───── Given material

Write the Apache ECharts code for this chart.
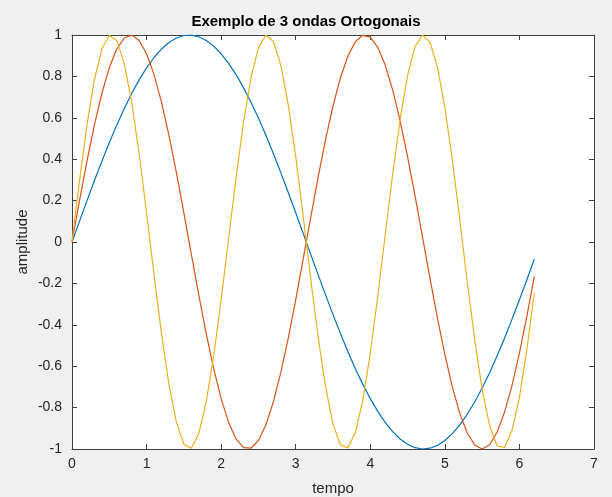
<!DOCTYPE html>
<html>
<head>
<meta charset="utf-8">
<script src="https://cdn.jsdelivr.net/npm/echarts@6/dist/echarts.min.js"></script>
<style>
html,body{margin:0;padding:0;background:#f0f0f0;}
#chart{width:612px;height:497px;}
</style>
</head>
<body>
<div id="chart"></div>
<script>
// eixo do tempo (0:0.1:6.2)
var tempo=[0,0.1,0.2,0.3,0.4,0.5,0.6,0.7,0.8,0.9,1.0,1.1,1.2,1.3,1.4,1.5,1.6,1.7,1.8,1.9,2.0,
    2.1,2.2,2.3,2.4,2.5,2.6,2.7,2.8,2.9,3.0,3.1,3.2,3.3,3.4,3.5,3.6,3.7,3.8,3.9,4.0,
    4.1,4.2,4.3,4.4,4.5,4.6,4.7,4.8,4.9,5.0,5.1,5.2,5.3,5.4,5.5,5.6,5.7,5.8,5.9,6.0,6.1,6.2];

// onda 1 (azul)
var onda1=[0,0.0998,0.1987,0.2955,0.3894,0.4794,0.5646,0.6442,0.7174,0.7833,0.8415,
    0.8912,0.9320,0.9636,0.9854,0.9975,0.9996,0.9917,0.9738,0.9463,0.9093,
    0.8632,0.8085,0.7457,0.6755,0.5985,0.5155,0.4274,0.3350,0.2392,0.1411,
    0.0416,-0.0584,-0.1577,-0.2555,-0.3508,-0.4425,-0.5298,-0.6119,-0.6878,-0.7568,
    -0.8183,-0.8716,-0.9162,-0.9516,-0.9775,-0.9937,-0.9999,-0.9962,-0.9825,-0.9589,
    -0.9258,-0.8835,-0.8323,-0.7728,-0.7055,-0.6313,-0.5507,-0.4646,-0.3739,-0.2794,
    -0.1822,-0.0831];

// onda 2 (vermelha)
var onda2=[0,0.1987,0.3894,0.5646,0.7174,0.8415,0.9320,0.9854,0.9996,0.9738,0.9093,
    0.8085,0.6755,0.5155,0.3350,0.1411,-0.0584,-0.2555,-0.4425,-0.6119,-0.7568,
    -0.8716,-0.9516,-0.9937,-0.9962,-0.9589,-0.8835,-0.7728,-0.6313,-0.4646,-0.2794,
    -0.0831,0.1165,0.3115,0.4941,0.6570,0.7937,0.8987,0.9679,0.9985,0.9894,
    0.9407,0.8546,0.7344,0.5849,0.4121,0.2229,0.0248,-0.1743,-0.3665,-0.5440,
    -0.6999,-0.8278,-0.9228,-0.9809,-1.0000,-0.9792,-0.9193,-0.8228,-0.6935,-0.5366,
    -0.3582,-0.1656];

// onda 3 (amarela)
var onda3=[0,0.2955,0.5646,0.7833,0.9320,0.9975,0.9738,0.8632,0.6755,0.4274,0.1411,
    -0.1577,-0.4425,-0.6878,-0.8716,-0.9775,-0.9962,-0.9258,-0.7728,-0.5507,-0.2794,
    0.0168,0.3115,0.5784,0.7937,0.9380,0.9985,0.9699,0.8546,0.6628,0.4121,
    0.1245,-0.1743,-0.4575,-0.6999,-0.8797,-0.9809,-0.9946,-0.9193,-0.7648,-0.5366,
    -0.2632,0.0336,0.3275,0.5920,0.8038,0.9437,0.9993,0.9657,0.8457,0.6503,
    0.3967,0.1077,-0.1909,-0.4724,-0.7118,-0.8875,-0.9847,-0.9929,-0.9122,-0.7510,
    -0.5183,-0.2453];

var cores=['#0072BD','#D95319','#EDB120'];

function pares(y){
    var arr=[];
    for(var i=0;i<tempo.length;i++){
        arr.push([tempo[i],y[i]]);
    }
    return arr;
}

var corEixo='#404040';
var fonte='"Liberation Sans", Arial, sans-serif';

function eixoX(pos,labels){
    return {
        type:'value',position:pos,min:0,max:7,interval:1,
        axisLine:{show:true,onZero:false,lineStyle:{color:corEixo,width:1}},
        axisTick:{show:true,inside:true,length:5,lineStyle:{color:corEixo}},
        axisLabel:{show:labels,color:'#262626',fontSize:14,fontFamily:fonte,margin:8},
        splitLine:{show:false}
    };
}
function eixoY(pos,labels){
    return {
        type:'value',position:pos,min:-1,max:1,interval:0.2,
        axisLine:{show:true,onZero:false,lineStyle:{color:corEixo,width:1}},
        axisTick:{show:true,inside:true,length:5,lineStyle:{color:corEixo}},
        axisLabel:{show:labels,color:'#262626',fontSize:14,fontFamily:fonte,margin:10},
        splitLine:{show:false}
    };
}

var myChart=echarts.init(document.getElementById('chart'));

var x0=eixoX('bottom',true);
x0.name='tempo';
x0.nameLocation='middle';
x0.nameGap=32;
x0.nameMoveOverlap=false;
x0.nameTextStyle={color:'#262626',fontSize:15,fontFamily:fonte};

var y0=eixoY('left',true);
y0.name='amplitude';
y0.nameLocation='middle';
y0.nameGap=42;
y0.nameMoveOverlap=false;
y0.nameTextStyle={color:'#262626',fontSize:15,fontFamily:fonte};

var option={
    backgroundColor:'#f0f0f0',
    animation:false,
    title:{
        text:'Exemplo de 3 ondas Ortogonais',
        left:'center',top:9,
        textStyle:{color:'#000',fontSize:15,fontWeight:'bold',fontFamily:fonte}
    },
    grid:{
        left:72,right:18,top:35,bottom:48,
        outerBoundsMode:'none',
        show:true,backgroundColor:'#fff',borderWidth:0
    },
    xAxis:[x0,eixoX('top',false)],
    yAxis:[y0,eixoY('right',false)],
    series:[onda1,onda2,onda3].map(function(d,i){
        return {
            type:'line',
            data:pares(d),
            showSymbol:false,
            symbol:'none',
            lineStyle:{color:cores[i],width:1.2},
            z:10
        };
    })
};

myChart.setOption(option);
</script>
</body>
</html>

──────────

Quote every line word for word and keep the images out of the copy.

Write the Apache ECharts code for this chart.
<!DOCTYPE html>
<html>
<head>
<meta charset="utf-8">
<script src="https://cdn.jsdelivr.net/npm/echarts@6/dist/echarts.min.js"></script>
<style>
html,body{margin:0;padding:0;background:#f0f0f0;}
#chart{width:612px;height:497px;}
</style>
</head>
<body>
<div id="chart"></div>
<script>
// eixo do tempo (0:0.1:6.2)
var tempo=[0,0.1,0.2,0.3,0.4,0.5,0.6,0.7,0.8,0.9,1.0,1.1,1.2,1.3,1.4,1.5,1.6,1.7,1.8,1.9,2.0,
    2.1,2.2,2.3,2.4,2.5,2.6,2.7,2.8,2.9,3.0,3.1,3.2,3.3,3.4,3.5,3.6,3.7,3.8,3.9,4.0,
    4.1,4.2,4.3,4.4,4.5,4.6,4.7,4.8,4.9,5.0,5.1,5.2,5.3,5.4,5.5,5.6,5.7,5.8,5.9,6.0,6.1,6.2];

// onda 1 (azul)
var onda1=[0,0.0998,0.1987,0.2955,0.3894,0.4794,0.5646,0.6442,0.7174,0.7833,0.8415,
    0.8912,0.9320,0.9636,0.9854,0.9975,0.9996,0.9917,0.9738,0.9463,0.9093,
    0.8632,0.8085,0.7457,0.6755,0.5985,0.5155,0.4274,0.3350,0.2392,0.1411,
    0.0416,-0.0584,-0.1577,-0.2555,-0.3508,-0.4425,-0.5298,-0.6119,-0.6878,-0.7568,
    -0.8183,-0.8716,-0.9162,-0.9516,-0.9775,-0.9937,-0.9999,-0.9962,-0.9825,-0.9589,
    -0.9258,-0.8835,-0.8323,-0.7728,-0.7055,-0.6313,-0.5507,-0.4646,-0.3739,-0.2794,
    -0.1822,-0.0831];

// onda 2 (vermelha)
var onda2=[0,0.1987,0.3894,0.5646,0.7174,0.8415,0.9320,0.9854,0.9996,0.9738,0.9093,
    0.8085,0.6755,0.5155,0.3350,0.1411,-0.0584,-0.2555,-0.4425,-0.6119,-0.7568,
    -0.8716,-0.9516,-0.9937,-0.9962,-0.9589,-0.8835,-0.7728,-0.6313,-0.4646,-0.2794,
    -0.0831,0.1165,0.3115,0.4941,0.6570,0.7937,0.8987,0.9679,0.9985,0.9894,
    0.9407,0.8546,0.7344,0.5849,0.4121,0.2229,0.0248,-0.1743,-0.3665,-0.5440,
    -0.6999,-0.8278,-0.9228,-0.9809,-1.0000,-0.9792,-0.9193,-0.8228,-0.6935,-0.5366,
    -0.3582,-0.1656];

// onda 3 (amarela)
var onda3=[0,0.2955,0.5646,0.7833,0.9320,0.9975,0.9738,0.8632,0.6755,0.4274,0.1411,
    -0.1577,-0.4425,-0.6878,-0.8716,-0.9775,-0.9962,-0.9258,-0.7728,-0.5507,-0.2794,
    0.0168,0.3115,0.5784,0.7937,0.9380,0.9985,0.9699,0.8546,0.6628,0.4121,
    0.1245,-0.1743,-0.4575,-0.6999,-0.8797,-0.9809,-0.9946,-0.9193,-0.7648,-0.5366,
    -0.2632,0.0336,0.3275,0.5920,0.8038,0.9437,0.9993,0.9657,0.8457,0.6503,
    0.3967,0.1077,-0.1909,-0.4724,-0.7118,-0.8875,-0.9847,-0.9929,-0.9122,-0.7510,
    -0.5183,-0.2453];

var cores=['#0072BD','#D95319','#EDB120'];

function pares(y){
    var arr=[];
    for(var i=0;i<tempo.length;i++){
        arr.push([tempo[i],y[i]]);
    }
    return arr;
}

var corEixo='#404040';
var fonte='"Liberation Sans", Arial, sans-serif';

function eixoX(pos,labels){
    return {
        type:'value',position:pos,min:0,max:7,interval:1,
        axisLine:{show:true,onZero:false,lineStyle:{color:corEixo,width:1}},
        axisTick:{show:true,inside:true,length:5,lineStyle:{color:corEixo}},
        axisLabel:{show:labels,color:'#262626',fontSize:14,fontFamily:fonte,margin:8},
        splitLine:{show:false}
    };
}
function eixoY(pos,labels){
    return {
        type:'value',position:pos,min:-1,max:1,interval:0.2,
        axisLine:{show:true,onZero:false,lineStyle:{color:corEixo,width:1}},
        axisTick:{show:true,inside:true,length:5,lineStyle:{color:corEixo}},
        axisLabel:{show:labels,color:'#262626',fontSize:14,fontFamily:fonte,margin:10},
        splitLine:{show:false}
    };
}

var myChart=echarts.init(document.getElementById('chart'));

var x0=eixoX('bottom',true);
x0.name='tempo';
x0.nameLocation='middle';
x0.nameGap=32;
x0.nameMoveOverlap=false;
x0.nameTextStyle={color:'#262626',fontSize:15,fontFamily:fonte};

var y0=eixoY('left',true);
y0.name='amplitude';
y0.nameLocation='middle';
y0.nameGap=42;
y0.nameMoveOverlap=false;
y0.nameTextStyle={color:'#262626',fontSize:15,fontFamily:fonte};

var option={
    backgroundColor:'#f0f0f0',
    animation:false,
    title:{
        text:'Exemplo de 3 ondas Ortogonais',
        left:'center',top:9,
        textStyle:{color:'#000',fontSize:15,fontWeight:'bold',fontFamily:fonte}
    },
    grid:{
        left:72,right:18,top:35,bottom:48,
        outerBoundsMode:'none',
        show:true,backgroundColor:'#fff',borderWidth:0
    },
    xAxis:[x0,eixoX('top',false)],
    yAxis:[y0,eixoY('right',false)],
    series:[onda1,onda2,onda3].map(function(d,i){
        return {
            type:'line',
            data:pares(d),
            showSymbol:false,
            symbol:'none',
            lineStyle:{color:cores[i],width:1.2},
            z:10
        };
    })
};

myChart.setOption(option);
</script>
</body>
</html>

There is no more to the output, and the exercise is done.